Se la sanzione carceraria è inutile e persino dannosa, quali altri sistemi di punizione delle infrazioni penali possono effettivamente favorire la «soddisfazione» della vittima e il recupero del colpevole alla vita sociale?

La sanzione carceraria è normalmente tanto afflittiva quanto vuota. Inoltre nel nostro sistema è anche spesso ineffettiva. Non mi riferisco naturalmente ai reati implicanti seria pericolosità sociale, ma alla stragrande maggioranza dei reati in cui non possiamo operare alcuna equivalenza tra persona del reo ed atto compiuto. La responsabilità per l’atto illecito compiuto non autorizza e non legittima alcuna repressione totalizzante e plenaria sull’intera persona del reo, non giustifica alcuno scambio «metonimico» tra atto e persona. Oggi la pena carceraria è prevista anche per reati colposi e cioè, per definizione, commessi contro l’intenzione. La pena carceraria (che diviene pena afflittiva anche per parenti, coniugi o figli o genitori che siano) disvela così un’arcaica radice religiosa e moralistica incompatibile con la civiltà giuridica attuale.

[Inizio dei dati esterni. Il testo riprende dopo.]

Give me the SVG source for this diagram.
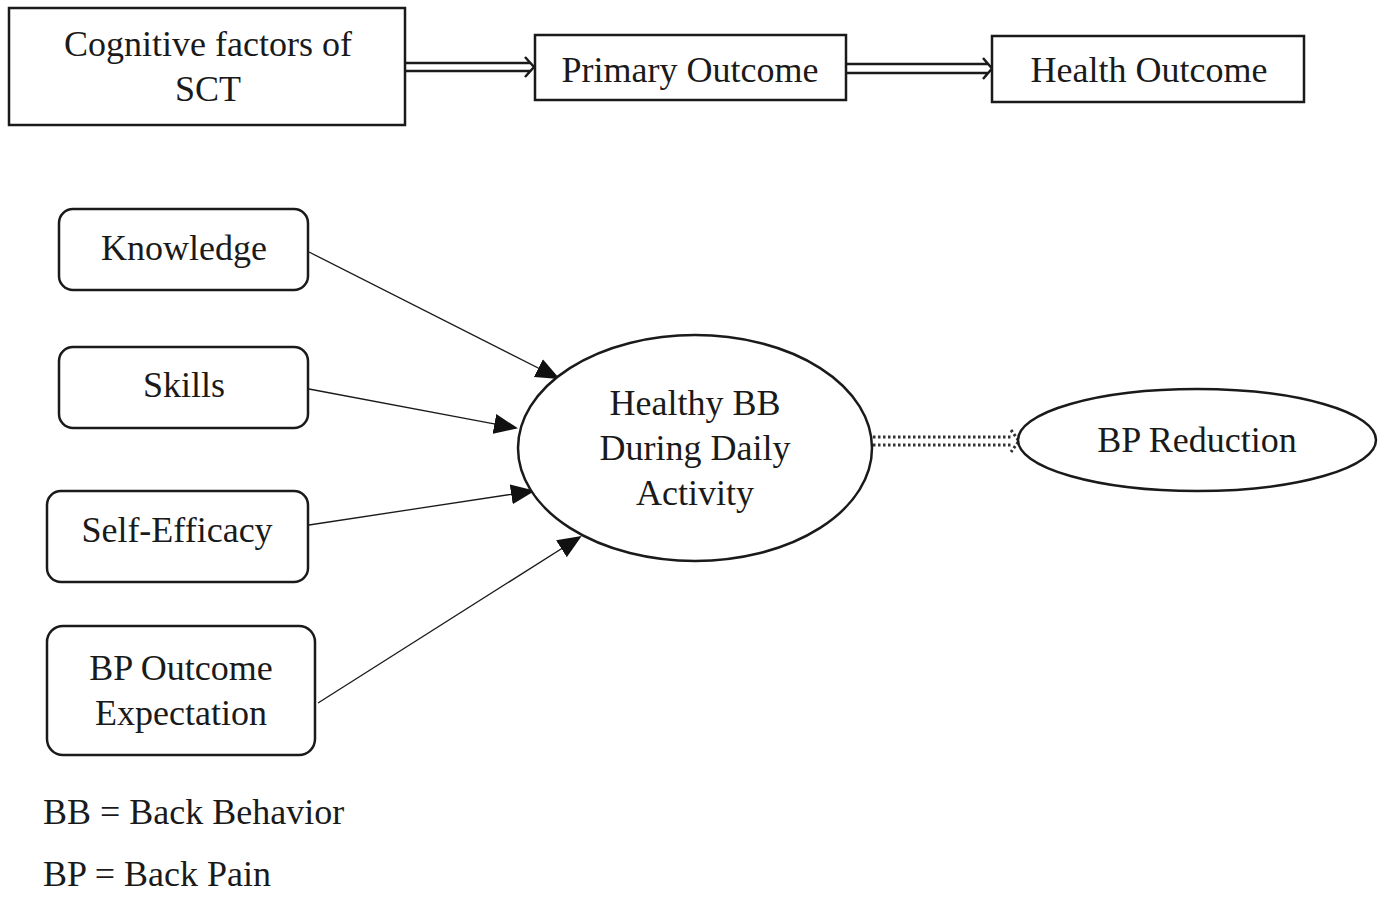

Necessarie saranno allora sanzioni penali che io ritengo assai più efficaci e deterrenti, e soprattutto effettive e inderogabili: sanzioni a natura patrimoniale, interdittive, impegnative e cioè a contenuto prioritariamente relazionale, in omologia e in armonia con una costruzione della responsabilità penale in senso relazionale.

L’essenziale è che la sanzione penale «trascenda» il crimine commesso (nel senso in cui De Martino parla di trascendimento e ritualizzazione come modalità di superamento del «lutto» , e ciò vale anche per il crimine), che si ponga cioè su un piano qualitativamente, eticamente e finalisticamente diverso, e che non attinga alle stesse pulsioni cui attinge il delitto, come ha acutamente affermato il giurista Franco Cordero.